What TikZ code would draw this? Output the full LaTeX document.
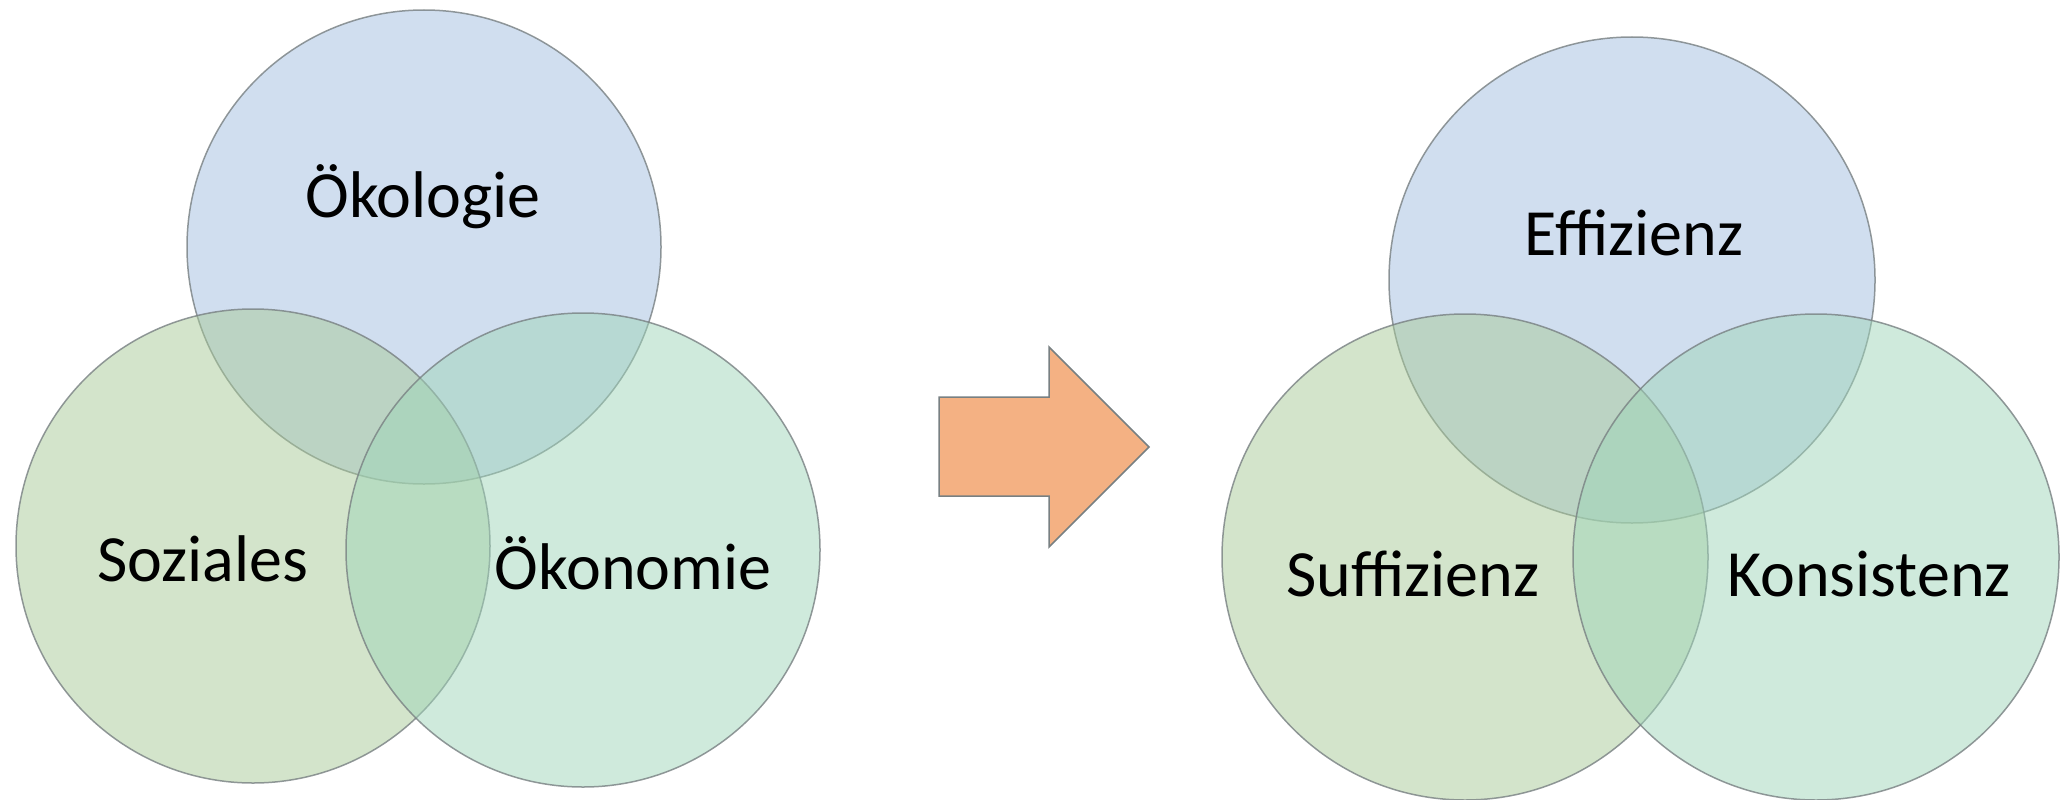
\documentclass[tikz,border=0pt]{standalone}
\usepackage{fontspec}
\setmainfont{Carlito}
\definecolor{ecoC}{RGB}{161,189,223}
\definecolor{socC}{RGB}{167,201,151}
\definecolor{ekoC}{RGB}{159,213,185}
\definecolor{arrowC}{RGB}{244,177,131}
\definecolor{edgeC}{RGB}{120,128,130}
\tikzset{
  venn/.style={circle, draw=edgeC, draw opacity=0.8, line width=1.5pt, fill opacity=0.5, inner sep=0pt, outer sep=0pt, minimum size=#1},
  lbl/.style={font=\fontsize{66}{79}\selectfont, text=black, inner sep=0pt}
}
\begin{document}
\begin{tikzpicture}[x=1pt,y=-1pt]
\useasboundingbox (0,0) rectangle (2061,800);
% left diagram
\node[venn=474pt, fill=ecoC] (oekol) at (424,247) {};
\node[venn=474pt, fill=socC] (sozi) at (253,546) {};
\node[venn=474pt, fill=ekoC] (oekon) at (583,550) {};
\node[lbl] (toekol) at (423,197) {Ökologie};
\node[lbl] (tsozi) at (203,559) {Soziales};
\node[lbl] (toekon) at (633,563) {Ökonomie};
% arrow
\draw[fill=arrowC, draw=edgeC, line width=1.5pt, line join=miter]
  (939,397) -- (1049,397) -- (1049,347) -- (1149,447) -- (1049,547) -- (1049,496) -- (939,496) -- cycle;
% right diagram
\node[venn=486pt, fill=ecoC] (eff) at (1632,280) {};
\node[venn=486pt, fill=socC] (suff) at (1465,557) {};
\node[venn=486pt, fill=ekoC] (kons) at (1816,557) {};
\node[lbl] (teff) at (1634,233) {Effizienz};
\node[lbl] (tsuff) at (1413,574) {Suffizienz};
\node[lbl] (tkons) at (1869,574) {Konsistenz};
\end{tikzpicture}
\end{document}
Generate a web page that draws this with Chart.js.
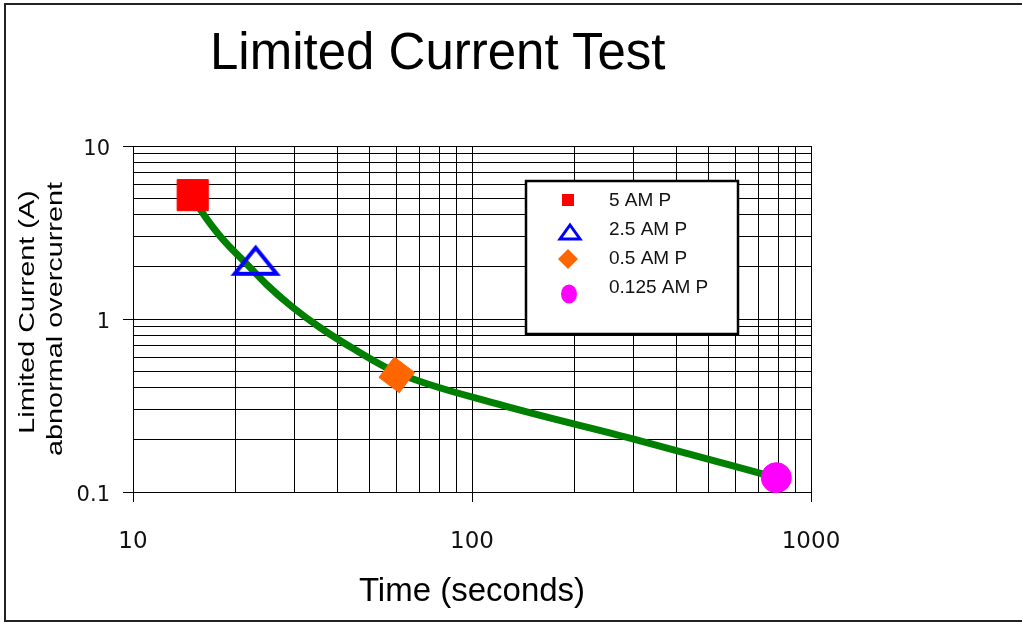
<!DOCTYPE html>
<html>
<head>
<meta charset="utf-8">
<title>Limited Current Test</title>
<script src="https://cdn.jsdelivr.net/npm/chart.js@4.4.1/dist/chart.umd.min.js"></script>
<style>
    html, body { margin: 0; padding: 0; background: #fff; }
    #wrap { position: relative; width: 1022px; height: 622px; overflow: hidden; }
    #frame { position: absolute; left: 4px; top: 3px; width: 1040px; height: 615px; border: 2px solid #222; }
    #chart { position: absolute; left: 0; top: 0; }
    .title { position: absolute; left: 210px; top: 26px; font: 51px/51px "Liberation Sans", Arial, sans-serif; white-space: nowrap; color: #000; }
    .ytitle { position: absolute; font: 22px/22px "Liberation Sans", Arial, sans-serif; white-space: nowrap; color: #000;
              transform: translate(-50%, -50%) rotate(-90deg) scaleX(1.31); }
</style>
</head>
<body>
<div id="wrap">
    <div id="frame"></div>
    <canvas id="chart" width="1022" height="622"></canvas>
    <div class="title">Limited Current Test</div>
    <div class="ytitle" style="left:27px; top:312px;">Limited Current (A)</div>
    <div class="ytitle" style="left:55px; top:319px;">abnormal overcurrent</div>
</div>
<script>
// ── Data ─────────────────────────────────────────────────────────────────────

const timeTicks = [10, 20, 30, 40, 50, 60, 70, 80, 90, 100, 200, 300, 400, 500, 600, 700, 800, 900, 1000];
const timeLabels = [10, 100, 1000];
const currentTicks = [0.1, 0.2, 0.3, 0.4, 0.5, 0.6, 0.7, 0.8, 0.9, 1, 2, 3, 4, 5, 6, 7, 8, 9, 10];
const currentLabels = [0.1, 1, 10];

// green curve (seconds, amps)
const curveTime = [15, 15.8, 18.1, 21.7, 24.8, 29.6, 35.6, 44.6, 60, 121, 298, 790];
const curveCurrent = [5.2, 4.3, 3.0, 2.07, 1.58, 1.167, 0.893, 0.675, 0.49, 0.32, 0.203, 0.121];

// fuse markers
const fuseNames = ['5 AM P', '2.5 AM P', '0.5 AM P', '0.125 AM P'];
const fuseTime = [15, 23, 60, 790];
const fuseCurrent = [5.2, 2.2, 0.475, 0.121];
const fuseColors = ['#ff0000', '#0000ff', '#ff6600', '#ff00ff'];

// ── Helpers ──────────────────────────────────────────────────────────────────

function triangleImage(w, h, lw, color) {
    const c = document.createElement('canvas');
    c.width = w;
    c.height = h;
    const g = c.getContext('2d');
    g.strokeStyle = color;
    g.lineWidth = lw;
    g.lineJoin = 'miter';
    g.beginPath();
    g.moveTo(w / 2, lw + 1);
    g.lineTo(w - lw - 1, h - lw / 2 - 1);
    g.lineTo(lw + 1, h - lw / 2 - 1);
    g.closePath();
    g.stroke();
    return c;
}

const isIn = (list, v) => list.some(t => Math.abs(t - v) < 1e-9);

const fuseStyles = [
    { pointStyle: 'rect', radius: 22, rotation: 0 },
    { pointStyle: triangleImage(52, 34, 4, fuseColors[1]), radius: 20, rotation: 0 },
    { pointStyle: 'rectRot', radius: 18, rotation: -8 },
    { pointStyle: 'circle', radius: 15, rotation: 0 },
];

// ── Legend box drawn inside the plot ─────────────────────────────────────────

const legendBox = {
    id: 'legendBox',
    afterDatasetsDraw(chart) {
        const { ctx, chartArea } = chart;
        const x = chartArea.left + 393;
        const y = chartArea.top + 35;
        ctx.save();
        ctx.fillStyle = '#fff';
        ctx.fillRect(x, y, 212, 153);
        ctx.lineWidth = 2.5;
        ctx.strokeStyle = '#000';
        ctx.strokeRect(x, y, 212, 153);

        const mx = x + 42;
        const baselines = [25, 54, 83, 112];
        const marks = [19, 51, 78, 113];
        ctx.font = '19px "Liberation Sans", Arial, sans-serif';
        ctx.textBaseline = 'alphabetic';
        fuseNames.forEach((name, i) => {
            const my = y + marks[i];
            ctx.fillStyle = fuseColors[i];
            ctx.strokeStyle = fuseColors[i];
            ctx.beginPath();
            if (i === 0) {
                ctx.rect(mx - 6, my - 6, 12, 12);
                ctx.fill();
            } else if (i === 1) {
                ctx.lineWidth = 3;
                ctx.moveTo(mx + 2, my - 7);
                ctx.lineTo(mx + 12, my + 7);
                ctx.lineTo(mx - 8, my + 7);
                ctx.closePath();
                ctx.stroke();
            } else if (i === 2) {
                ctx.moveTo(mx, my - 10);
                ctx.lineTo(mx + 10, my);
                ctx.lineTo(mx, my + 10);
                ctx.lineTo(mx - 10, my);
                ctx.closePath();
                ctx.fill();
            } else {
                ctx.ellipse(mx + 1, my, 8, 9.5, 0, 0, Math.PI * 2);
                ctx.fill();
            }
            ctx.fillStyle = '#111';
            ctx.fillText(name, x + 83, y + baselines[i]);
        });
        ctx.restore();
    },
};

// ── Chart ────────────────────────────────────────────────────────────────────

const datasets = [{
    label: 'curve',
    data: curveTime.map((t, i) => ({ x: t, y: curveCurrent[i] })),
    borderColor: '#008000',
    borderWidth: 7,
    pointRadius: 0,
    cubicInterpolationMode: 'monotone',
    order: 10,
    clip: false,
}];

fuseNames.forEach((name, i) => {
    datasets.push({
        label: name,
        data: [{ x: fuseTime[i], y: fuseCurrent[i] }],
        showLine: false,
        pointStyle: fuseStyles[i].pointStyle,
        pointRadius: fuseStyles[i].radius,
        pointRotation: fuseStyles[i].rotation,
        backgroundColor: fuseColors[i],
        borderColor: fuseColors[i],
        borderWidth: 1,
        order: 1,
        clip: false,
    });
});

const tickFont = { family: '"DejaVu Sans", sans-serif' };

new Chart(document.getElementById('chart'), {
    type: 'line',
    data: { datasets },
    options: {
        responsive: false,
        animation: false,
        events: [],
        layout: { padding: { top: 146, right: 211, left: 0, bottom: 0 } },
        plugins: {
            legend: { display: false },
            tooltip: { enabled: false },
            title: { display: false },
        },
        scales: {
            x: {
                type: 'logarithmic',
                min: 10,
                max: 1000,
                afterBuildTicks: s => { s.ticks = timeTicks.map(v => ({ value: v })); },
                afterFit: s => { s.height = 130; },
                grid: {
                    color: '#000',
                    lineWidth: 1,
                    tickLength: 10,
                    tickColor: ctx => isIn(timeLabels, ctx.tick.value) ? '#000' : 'rgba(0,0,0,0)',
                },
                border: { display: true, color: '#000', width: 1 },
                ticks: {
                    autoSkip: false,
                    maxRotation: 0,
                    padding: 26,
                    color: '#111',
                    font: { ...tickFont, size: 23 },
                    callback: v => isIn(timeLabels, v) ? String(v) : '',
                },
                title: {
                    display: true,
                    text: 'Time (seconds)',
                    color: '#000',
                    font: { family: '"Liberation Sans", Arial, sans-serif', size: 33 },
                    padding: { top: 0, bottom: 10 },
                },
            },
            y: {
                type: 'logarithmic',
                min: 0.1,
                max: 10,
                afterBuildTicks: s => { s.ticks = currentTicks.map(v => ({ value: v })); },
                afterFit: s => { s.width = 133; },
                grid: {
                    color: '#000',
                    lineWidth: 1,
                    tickLength: 10,
                    tickColor: ctx => isIn(currentLabels, ctx.tick.value) ? '#000' : 'rgba(0,0,0,0)',
                },
                border: { display: true, color: '#000', width: 1 },
                ticks: {
                    autoSkip: false,
                    padding: 13,
                    color: '#111',
                    // small line height + blank first line drops the label ~4px below its tick
                    font: { ...tickFont, size: 21, lineHeight: 8 / 21 },
                    callback: v => isIn(currentLabels, v) ? ['', String(v)] : '',
                },
            },
        },
    },
    plugins: [legendBox],
});
</script>
</body>
</html>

━━━━━━

● EXERCISE BRIEF:
Take every line above carrying "this" and return it.

● OUTPUT OF THE TASK:
What TikZ code would draw this? Output the full LaTeX document.
Generate a web page that draws this with Chart.js.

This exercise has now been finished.